New malls to drive higher-than-historical growth

* During the 10-year period from FY14 to FY24, PHNX’s retail portfolio reported a 12% CAGR in consumption, aided by ~8% like-for-like growth in existing malls and the launch of new malls in Lucknow, Indore, and Ahmedabad. Moreover, the company’s retail rental income also witnessed 12% CAGR over the same period, aligning closely with the growth in consumption.

* We expect the healthy growth momentum to continue at least for a year, largely driven by ramp-up in new malls. As of Mar-24, the leased occupancy at PHNX’s retail portfolio stood at 97%, while trading occupancy stood at 88% with new malls opened in the last 12 months trading at an occupancy of 71%.

* The company’s recently opened malls, Phoenix Palassio (Lucknow) and Phoenix Citadel (Indore) have both achieved 90%+ trading occupancy within five quarters of operation. The company plans to replicate this success in its new malls at Ahmedabad (4QFY23), Pune (2QFY24), and Bengaluru (3QFY24) which will translate into 29% growth in retail rental income for FY25.

* However, with no new malls expected to become operational in FY25/FY26, a large portion of the growth will be driven by organic consumption growth and densification of ~0.5msf space at Palladium, Mumbai, and PMC Bengaluru. Thus, we expect the growth in retail rental income to decelerate to 18% over FY25-27.

Supply Consolidation: Handful of players pouring concrete

* The size of the retail industry stood at INR71t in FY23 and it is anticipated to witness a CAGR of 14%, leading to a projected value of INR121t by FY27, on the back of factors, such as expanding urbanization, rising household income, enhanced connectivity of rural consumers, and a surge in consumer spending.

* However, the supply of Grade A malls is primarily controlled by only 10-12 large developers. These developers possess the capability to build destination malls exceeding 0.8msf+, establish strategic brand partnerships, and have honed their mall management skills over the years. Such expertise is critical for the success of a mall.

* Cumulative annual supply among these developers is expected to increase to ~6-7msf (vs. 5msf in CY23) in line with the absorption. Thus, occupancies for large format malls are expected to remain intact at 90%+, driving rental growth.

* PHNX being the largest player will be among the key beneficiaries of the increasing adoption of organized retail. However, with a portfolio of 14 malls spanning across 10 cities (including upcoming malls), leading to a high base effect, we expect retail rental growth to plateau at 9-10% beyond FY26.

Office segment: 4x expansion on track

* Since the adoption of the “mall of the future” strategy, Fountainhead (0.8msf), Pune, became the first asset delivered in 4QFY22, contributing to an increase in office portfolio to 2msf. Since its completion, the asset has witnessed a gradual improvement in occupancy to 67%, despite initial concerns regarding office demand.
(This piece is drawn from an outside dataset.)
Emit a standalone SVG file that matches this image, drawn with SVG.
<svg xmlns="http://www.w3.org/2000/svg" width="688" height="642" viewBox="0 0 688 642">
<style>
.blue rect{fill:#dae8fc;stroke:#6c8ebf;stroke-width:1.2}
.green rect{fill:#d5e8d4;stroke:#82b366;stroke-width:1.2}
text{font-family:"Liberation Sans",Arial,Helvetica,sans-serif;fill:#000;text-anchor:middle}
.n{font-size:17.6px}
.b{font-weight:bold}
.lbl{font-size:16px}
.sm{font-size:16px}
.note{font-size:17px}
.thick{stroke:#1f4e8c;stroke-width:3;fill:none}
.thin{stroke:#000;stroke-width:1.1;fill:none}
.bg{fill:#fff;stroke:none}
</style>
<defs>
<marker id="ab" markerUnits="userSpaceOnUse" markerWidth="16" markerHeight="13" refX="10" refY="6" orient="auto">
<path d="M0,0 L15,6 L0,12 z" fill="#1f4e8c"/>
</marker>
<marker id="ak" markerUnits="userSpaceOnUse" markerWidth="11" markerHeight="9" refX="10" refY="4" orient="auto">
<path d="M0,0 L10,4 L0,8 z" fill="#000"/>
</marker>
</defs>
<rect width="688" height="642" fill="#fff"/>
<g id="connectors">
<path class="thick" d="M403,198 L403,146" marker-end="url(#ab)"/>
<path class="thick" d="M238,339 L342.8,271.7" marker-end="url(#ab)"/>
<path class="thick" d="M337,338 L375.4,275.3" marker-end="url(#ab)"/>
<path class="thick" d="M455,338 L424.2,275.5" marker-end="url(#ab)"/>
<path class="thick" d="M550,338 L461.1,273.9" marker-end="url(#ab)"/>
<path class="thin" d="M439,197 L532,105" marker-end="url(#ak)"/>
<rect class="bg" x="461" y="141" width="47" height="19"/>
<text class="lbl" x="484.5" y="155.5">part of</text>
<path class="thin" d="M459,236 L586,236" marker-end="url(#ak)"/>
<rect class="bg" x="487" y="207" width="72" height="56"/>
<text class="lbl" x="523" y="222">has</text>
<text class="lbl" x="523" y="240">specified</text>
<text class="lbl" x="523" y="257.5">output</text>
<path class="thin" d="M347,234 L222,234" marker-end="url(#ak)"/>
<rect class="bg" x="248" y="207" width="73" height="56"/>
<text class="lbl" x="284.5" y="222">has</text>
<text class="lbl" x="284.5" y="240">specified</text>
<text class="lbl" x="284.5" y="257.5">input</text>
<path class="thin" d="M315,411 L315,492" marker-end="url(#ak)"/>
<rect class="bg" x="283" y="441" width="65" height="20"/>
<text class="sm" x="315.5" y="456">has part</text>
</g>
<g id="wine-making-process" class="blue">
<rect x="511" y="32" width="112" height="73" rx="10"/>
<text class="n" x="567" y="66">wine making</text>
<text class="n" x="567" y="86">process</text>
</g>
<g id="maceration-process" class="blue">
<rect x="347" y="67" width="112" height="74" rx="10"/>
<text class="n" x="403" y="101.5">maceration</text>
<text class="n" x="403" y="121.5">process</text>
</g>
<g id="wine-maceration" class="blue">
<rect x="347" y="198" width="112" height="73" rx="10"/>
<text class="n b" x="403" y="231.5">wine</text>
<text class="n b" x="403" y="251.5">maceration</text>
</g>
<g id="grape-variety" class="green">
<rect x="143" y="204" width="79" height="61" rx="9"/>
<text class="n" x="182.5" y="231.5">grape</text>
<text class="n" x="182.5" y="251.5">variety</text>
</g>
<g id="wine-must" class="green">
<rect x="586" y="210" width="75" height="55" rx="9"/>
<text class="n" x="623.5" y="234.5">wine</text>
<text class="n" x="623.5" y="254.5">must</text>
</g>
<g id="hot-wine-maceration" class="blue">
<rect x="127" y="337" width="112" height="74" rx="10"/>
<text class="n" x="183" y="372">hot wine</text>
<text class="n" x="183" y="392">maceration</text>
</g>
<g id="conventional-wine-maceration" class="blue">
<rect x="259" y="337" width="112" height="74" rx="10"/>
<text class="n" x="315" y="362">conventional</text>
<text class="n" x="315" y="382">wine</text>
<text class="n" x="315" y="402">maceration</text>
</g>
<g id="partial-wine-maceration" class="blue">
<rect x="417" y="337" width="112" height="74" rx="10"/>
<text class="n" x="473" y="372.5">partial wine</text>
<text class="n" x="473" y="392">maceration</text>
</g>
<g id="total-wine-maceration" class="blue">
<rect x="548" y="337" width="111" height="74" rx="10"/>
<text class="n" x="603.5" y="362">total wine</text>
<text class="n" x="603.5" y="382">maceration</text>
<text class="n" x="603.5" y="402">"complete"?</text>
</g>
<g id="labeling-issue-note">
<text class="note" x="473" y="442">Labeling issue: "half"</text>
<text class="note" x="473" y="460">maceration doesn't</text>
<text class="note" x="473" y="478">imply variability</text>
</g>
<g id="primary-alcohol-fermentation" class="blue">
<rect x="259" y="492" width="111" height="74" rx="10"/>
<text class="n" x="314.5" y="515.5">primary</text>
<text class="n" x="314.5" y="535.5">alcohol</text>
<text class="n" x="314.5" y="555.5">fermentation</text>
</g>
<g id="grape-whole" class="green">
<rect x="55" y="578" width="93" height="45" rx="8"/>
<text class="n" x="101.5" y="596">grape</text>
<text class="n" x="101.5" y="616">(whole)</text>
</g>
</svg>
* The company continues to expand the office portfolio across its existing malls in Bengaluru (1.2msf), Chennai (0.4msf), and Palladium Mumbai (1.1msf) as well as in recently commenced malls in Pune (1.2msf) and Bengaluru (1.2msf). Post completion, by FY28 (in phases), PHNX’s office portfolio is expected to rise about four-fold to 7msf and can generate a rental income of INR10b by FY28 (vs. INR1.7b expected in FY24).

Valuation and view

* We believe the company’s growth trajectory in the near term remains intact, given the ramp-up in new malls and expansion of office portfolio. But the current valuations indicate that near-term growth is priced in.

* Moreover, while the management’s target of adding one new mall every year provides healthy growth visibility, we believe the pace of growth would taper off beyond FY26 as the base effect would kick in.

* We adopt a multiple-based approach, valuing the retail business at a blended EV/EBITDA of 21x (20x for matured malls and 25x for new malls), implying a value of INR513b for the mall portfolio. Our overall SoTP-based TP stands at INR3,220, which indicates 9% upside potential. We reiterate our Neutral rating on the stock.